Among W’s main arguments are that the Tasmanian aboriginals were almost impossible to catch unless they wanted to interact with the Europeans, that they were really few to begin with, and that the main reason that so may died was inadvertently introduced European disease.
Anyway, my political views aren’t conservative, so that’s not why I redommend the book. I like painstaking rationalistic scholarship.
Martin, that was a quick response! Rest assured I was not trying to peg your political views, and even if you were conservative, that in and of itself would not have affected the argument.
I’m not sure we’re talking about exactly the same things. I’m in full agreement with Windschuttle that there was never a genocidal program in Australia. The closest that we ever came to that was the Black Line misadventure and the relocation of the Tasmanian Aboriginal settlement to Flinders Island. The Black Line was laughably incompetent and the resettlement was an unanticipated disaster, but neither event was motivated by a desire for extermination. In this regard I am fully on Windschuttle’s side.

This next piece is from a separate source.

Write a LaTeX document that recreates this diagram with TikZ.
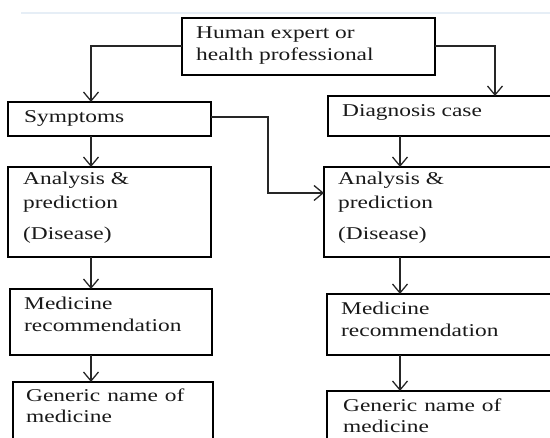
\documentclass[tikz,border=0pt]{standalone}
\usepackage{fontspec}
\setmainfont{Liberation Serif}[FakeStretch=1.3]
\usetikzlibrary{arrows.meta}
\begin{document}
\begin{tikzpicture}[x=1pt,y=-1pt,
  box/.style={draw=black, line width=1.4pt, inner sep=0pt, outer sep=0pt, anchor=north west, rectangle},
  lbl/.style={anchor=base west, inner sep=0pt, font=\fontsize{18pt}{22pt}\selectfont, text=black!90},
  conn/.style={draw=black!85, line width=1.3pt, -{Straight Barb[length=9pt,width=15pt,line width=1.3pt]}}]
\useasboundingbox (0,0) rectangle (550,438);
\draw[color={rgb,255:red,230;green,238;blue,246}, line width=1.5pt] (21,13) -- (550,13);
% boxes
\node[box, minimum width=253pt, minimum height=57pt] (top) at (182,18) {};
\node[box, minimum width=203pt, minimum height=34pt] (sym) at (8,102) {};
\node[box, minimum width=240pt, minimum height=40pt] (diag) at (328,96) {};
\node[box, minimum width=203pt, minimum height=90pt] (anlL) at (8,167) {};
\node[box, minimum width=240pt, minimum height=90pt] (anlR) at (324,167) {};
\node[box, minimum width=202pt, minimum height=66pt] (medL) at (10,289) {};
\node[box, minimum width=240pt, minimum height=61pt] (medR) at (327,294) {};
\node[box, minimum width=200pt, minimum height=70pt] (genL) at (13,382) {};
\node[box, minimum width=240pt, minimum height=70pt] (genR) at (327,391) {};
% texts
\node[lbl] (t1) at (196,39) {Human expert or};
\node[lbl] (t2) at (196,61) {health professional};
\node[lbl] (t3) at (24,123) {Symptoms};
\node[lbl] (t4) at (342,117) {Diagnosis case};
\node[lbl] (t5) at (23,185) {Analysis \&};
\node[lbl] (t6) at (23,209) {prediction};
\node[lbl] (t7) at (23,240) {(Disease)};
\node[lbl] (t8) at (338,185) {Analysis \&};
\node[lbl] (t9) at (338,209) {prediction};
\node[lbl] (t10) at (338,240) {(Disease)};
\node[lbl] (t11) at (24,310) {Medicine};
\node[lbl] (t12) at (24,332) {recommendation};
\node[lbl] (t13) at (341,315) {Medicine};
\node[lbl] (t14) at (341,337) {recommendation};
\node[lbl] (t15) at (26,402) {Generic\hspace{7pt}name\hspace{7pt}of};
\node[lbl] (t16) at (26,423) {medicine};
\node[lbl] (t17) at (343,412) {Generic\hspace{7pt}name\hspace{7pt}of};
\node[lbl] (t18) at (343,433) {medicine};
% guide coordinates
\coordinate (lc) at (91,0);
\coordinate (rc) at (400,0);
\coordinate (ty) at (0,46);
\coordinate (sy) at (0,117);
\coordinate (ay) at (0,193);
\coordinate (mx) at (268,0);
% connectors
\draw[conn] (top.west |- ty) -| (sym.north -| lc);
\draw[conn] (top.east |- ty) -| (diag.north -| 495,0);
\draw[conn] (sym.east |- sy) -| (mx |- ay) -- (anlR.west |- ay);
\draw[conn] (sym.south -| lc) -- (anlL.north -| lc);
\draw[conn] (diag.south -| rc) -- (anlR.north -| rc);
\draw[conn] (anlL.south -| lc) -- (medL.north -| lc);
\draw[conn] (anlR.south -| rc) -- (medR.north -| rc);
\draw[conn] (medL.south -| lc) -- (genL.north -| lc);
\draw[conn] (medR.south -| rc) -- (genR.north -| rc);
\end{tikzpicture}
\end{document}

But I still hold that Windschuttle is dogmatically in favour of official documents as the Yardstick of Truth. Many times he said something along the lines of: the supposed Massacre at Example Station was reported by Bad Historian from an oral report by a remote descendant of the Aborigines, but in the contemporaneous police report you find that Officer Plod concluded that the incident did not warrant further investigation and no white settlers were charged; therefore there is no reason to believe there was a massacre. This template is applied repeatedly.